━━━ INFORMATION SHOWN ━━━
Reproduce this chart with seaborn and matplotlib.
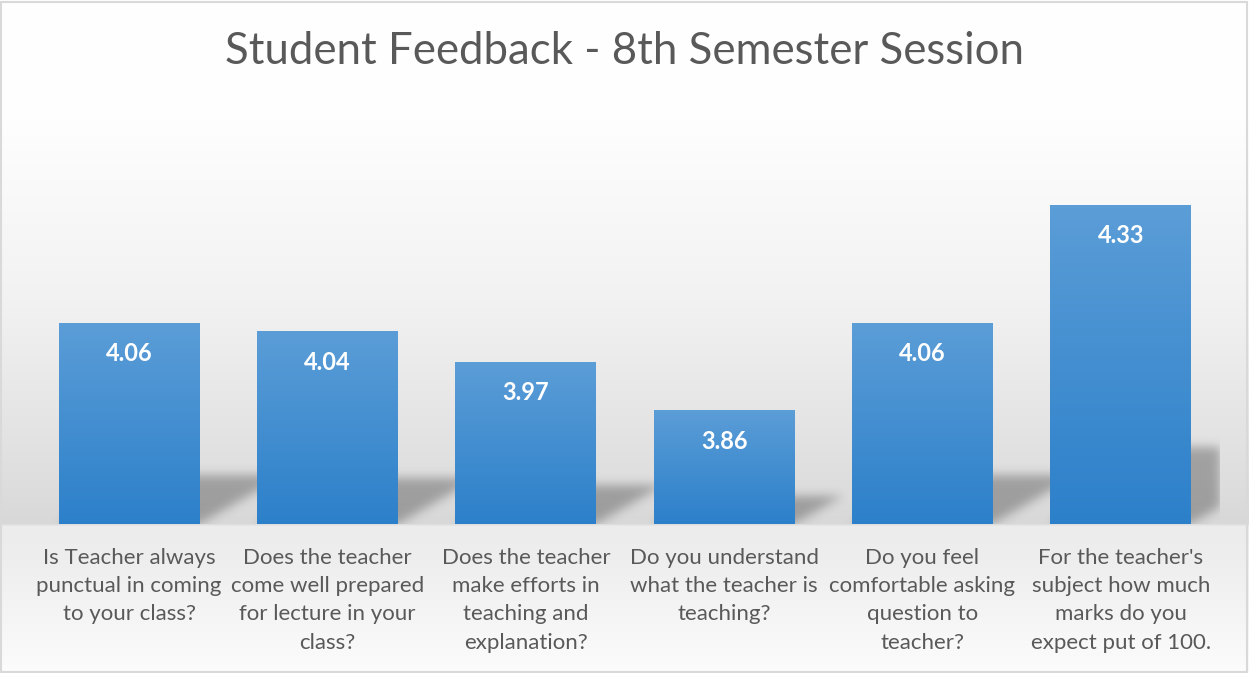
import matplotlib
matplotlib.use("Agg")
import matplotlib.pyplot as plt
import seaborn as sns
import numpy as np
import pandas as pd

# Daten
questions = [
    "Is Teacher always\npunctual in coming\nto your class?",
    "Does the teacher\ncome well prepared\nfor lecture in your\nclass?",
    "Does the teacher\nmake efforts in\nteaching and\nexplanation?",
    "Do you understand\nwhat the teacher is\nteaching?",
    "Do you feel\ncomfortable asking\nquestion to\nteacher?",
    "For the teacher's\nsubject how much\nmarks do you\nexpect put of 100.",
]
scores = [4.06, 4.04, 3.97, 3.86, 4.06, 4.33]
title = "Student Feedback - 8th Semester Session"

ymin, ymax = 3.6, 4.5
bar_w = 0.71

sns.set_theme(style="white")
plt.rcParams["font.family"] = ["Lato", "DejaVu Sans"]

fig = plt.figure(figsize=(12.49, 6.73), dpi=100)

# Hintergrund-Verlauf (wie Excel)
bg = fig.add_axes([0, 0, 1, 1], zorder=-10)
stops_y = [0, 120, 300, 480, 523, 526, 560, 673]
stops_g = [255, 254, 242, 222, 216, 236, 238, 252]
rows = np.interp(np.arange(673), stops_y, stops_g) / 255.0
bg.imshow(np.repeat(rows[:, None], 2, axis=1)[:, :, None].repeat(3, axis=2),
          aspect="auto", extent=[0, 1, 0, 1], interpolation="bilinear")
bg.set_xlim(0, 1)
bg.set_ylim(0, 1)
bg.axis("off")

ax_w_px, ax_h_px = 1190, 393
ax = fig.add_axes([30 / 1249, (673 - 524) / 673, ax_w_px / 1249, ax_h_px / 673])
ax.patch.set_alpha(0)

df = pd.DataFrame({"question": questions, "score": scores})
sns.barplot(data=df, x="question", y="score", width=bar_w, ax=ax,
            color="#5b9bd5", saturation=1, zorder=3)
ax.set_xlim(-0.5, len(scores) - 0.5)
ax.set_ylim(ymin, ymax)

# Schatten hinter den Balken (perspektivisch geschert, weichgezeichnet)
px_per_cat = ax_w_px / len(scores)
px_per_unit = ax_h_px / (ymax - ymin)
gx = np.linspace(-0.5, len(scores) - 0.5, ax_w_px)
gy = np.linspace(ymin, ymax, ax_h_px)
X, Y = np.meshgrid(gx, gy)
mask = np.zeros_like(X)
for i, v in enumerate(scores):
    h_px = (v - ymin) * px_per_unit
    dy = 0.24 * (v - ymin)
    dx = 0.42 * h_px / px_per_cat
    t = np.clip((Y - ymin) / dy, 0, 1)
    shift = dx * t
    inside = (Y <= ymin + dy) & (X >= i - bar_w / 2 + shift) & (X <= i + bar_w / 2 + shift)
    mask[inside] = 1.0
k = np.exp(-0.5 * (np.arange(-18, 19) / 5.0) ** 2)
k /= k.sum()
mask = np.apply_along_axis(lambda r: np.convolve(r, k, mode="same"), 1, mask)
mask = np.apply_along_axis(lambda c: np.convolve(c, k, mode="same"), 0, mask)
shadow = np.zeros(mask.shape + (4,))
shadow[..., 3] = 0.28 * mask
ax.imshow(shadow, extent=[gx[0], gx[-1], ymin, ymax], origin="lower",
          aspect="auto", zorder=1)

# Balken mit Farbverlauf
top = np.array([91, 157, 215]) / 255
bot = np.array([44, 128, 202]) / 255
grad = np.linspace(0, 1, 100)[:, None]
for p in ax.patches:
    x0, w, h = p.get_x(), p.get_width(), p.get_height()
    p.set_visible(False)
    img = bot + (top - bot) * grad[..., None] * np.ones((1, 1, 3))
    ax.imshow(img, extent=[x0, x0 + w, ymin, h], origin="lower",
              aspect="auto", zorder=3)
ax.set_xlim(-0.5, len(scores) - 0.5)
ax.set_ylim(ymin, ymax)

for i, v in enumerate(scores):
    ax.annotate(f"{v:.2f}", (i, v), xytext=(0, -22), textcoords="offset points",
                ha="center", va="center", color="white", fontsize=17,
                fontweight="bold")

ax.set_xlabel("")
ax.set_ylabel("")
ax.set_yticks([])
ax.set_xticks(range(len(questions)))
ax.set_xticklabels(questions, linespacing=1.52, va="top")
ax.tick_params(axis="x", length=0, pad=17, labelsize=16, labelcolor="#595959")
for s in ax.spines.values():
    s.set_visible(False)

fig.text(0.5, 1 - 52 / 673, title, ha="center", va="center",
         fontsize=31.5, color="#595959", fontweight="normal")

# Rahmen
fig.patches.append(plt.Rectangle((0.001, 0.002), 0.997, 0.995, transform=fig.transFigure,
                                 fill=False, edgecolor="#d9d9d9", linewidth=1.5))

fig.savefig("out.png", dpi=100)
plt.close(fig)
━━━
__STATED PROBLEM__: Copy the listing word for word, excluding its pictures.

__OUTPUT FOR THIS TASK__:
Reproduce this chart with seaborn and matplotlib.
import matplotlib
matplotlib.use("Agg")
import matplotlib.pyplot as plt
import seaborn as sns
import numpy as np
import pandas as pd

# Daten
questions = [
    "Is Teacher always\npunctual in coming\nto your class?",
    "Does the teacher\ncome well prepared\nfor lecture in your\nclass?",
    "Does the teacher\nmake efforts in\nteaching and\nexplanation?",
    "Do you understand\nwhat the teacher is\nteaching?",
    "Do you feel\ncomfortable asking\nquestion to\nteacher?",
    "For the teacher's\nsubject how much\nmarks do you\nexpect put of 100.",
]
scores = [4.06, 4.04, 3.97, 3.86, 4.06, 4.33]
title = "Student Feedback - 8th Semester Session"

ymin, ymax = 3.6, 4.5
bar_w = 0.71

sns.set_theme(style="white")
plt.rcParams["font.family"] = ["Lato", "DejaVu Sans"]

fig = plt.figure(figsize=(12.49, 6.73), dpi=100)

# Hintergrund-Verlauf (wie Excel)
bg = fig.add_axes([0, 0, 1, 1], zorder=-10)
stops_y = [0, 120, 300, 480, 523, 526, 560, 673]
stops_g = [255, 254, 242, 222, 216, 236, 238, 252]
rows = np.interp(np.arange(673), stops_y, stops_g) / 255.0
bg.imshow(np.repeat(rows[:, None], 2, axis=1)[:, :, None].repeat(3, axis=2),
          aspect="auto", extent=[0, 1, 0, 1], interpolation="bilinear")
bg.set_xlim(0, 1)
bg.set_ylim(0, 1)
bg.axis("off")

ax_w_px, ax_h_px = 1190, 393
ax = fig.add_axes([30 / 1249, (673 - 524) / 673, ax_w_px / 1249, ax_h_px / 673])
ax.patch.set_alpha(0)

df = pd.DataFrame({"question": questions, "score": scores})
sns.barplot(data=df, x="question", y="score", width=bar_w, ax=ax,
            color="#5b9bd5", saturation=1, zorder=3)
ax.set_xlim(-0.5, len(scores) - 0.5)
ax.set_ylim(ymin, ymax)

# Schatten hinter den Balken (perspektivisch geschert, weichgezeichnet)
px_per_cat = ax_w_px / len(scores)
px_per_unit = ax_h_px / (ymax - ymin)
gx = np.linspace(-0.5, len(scores) - 0.5, ax_w_px)
gy = np.linspace(ymin, ymax, ax_h_px)
X, Y = np.meshgrid(gx, gy)
mask = np.zeros_like(X)
for i, v in enumerate(scores):
    h_px = (v - ymin) * px_per_unit
    dy = 0.24 * (v - ymin)
    dx = 0.42 * h_px / px_per_cat
    t = np.clip((Y - ymin) / dy, 0, 1)
    shift = dx * t
    inside = (Y <= ymin + dy) & (X >= i - bar_w / 2 + shift) & (X <= i + bar_w / 2 + shift)
    mask[inside] = 1.0
k = np.exp(-0.5 * (np.arange(-18, 19) / 5.0) ** 2)
k /= k.sum()
mask = np.apply_along_axis(lambda r: np.convolve(r, k, mode="same"), 1, mask)
mask = np.apply_along_axis(lambda c: np.convolve(c, k, mode="same"), 0, mask)
shadow = np.zeros(mask.shape + (4,))
shadow[..., 3] = 0.28 * mask
ax.imshow(shadow, extent=[gx[0], gx[-1], ymin, ymax], origin="lower",
          aspect="auto", zorder=1)

# Balken mit Farbverlauf
top = np.array([91, 157, 215]) / 255
bot = np.array([44, 128, 202]) / 255
grad = np.linspace(0, 1, 100)[:, None]
for p in ax.patches:
    x0, w, h = p.get_x(), p.get_width(), p.get_height()
    p.set_visible(False)
    img = bot + (top - bot) * grad[..., None] * np.ones((1, 1, 3))
    ax.imshow(img, extent=[x0, x0 + w, ymin, h], origin="lower",
              aspect="auto", zorder=3)
ax.set_xlim(-0.5, len(scores) - 0.5)
ax.set_ylim(ymin, ymax)

for i, v in enumerate(scores):
    ax.annotate(f"{v:.2f}", (i, v), xytext=(0, -22), textcoords="offset points",
                ha="center", va="center", color="white", fontsize=17,
                fontweight="bold")

ax.set_xlabel("")
ax.set_ylabel("")
ax.set_yticks([])
ax.set_xticks(range(len(questions)))
ax.set_xticklabels(questions, linespacing=1.52, va="top")
ax.tick_params(axis="x", length=0, pad=17, labelsize=16, labelcolor="#595959")
for s in ax.spines.values():
    s.set_visible(False)

fig.text(0.5, 1 - 52 / 673, title, ha="center", va="center",
         fontsize=31.5, color="#595959", fontweight="normal")

# Rahmen
fig.patches.append(plt.Rectangle((0.001, 0.002), 0.997, 0.995, transform=fig.transFigure,
                                 fill=False, edgecolor="#d9d9d9", linewidth=1.5))

fig.savefig("out.png", dpi=100)
plt.close(fig)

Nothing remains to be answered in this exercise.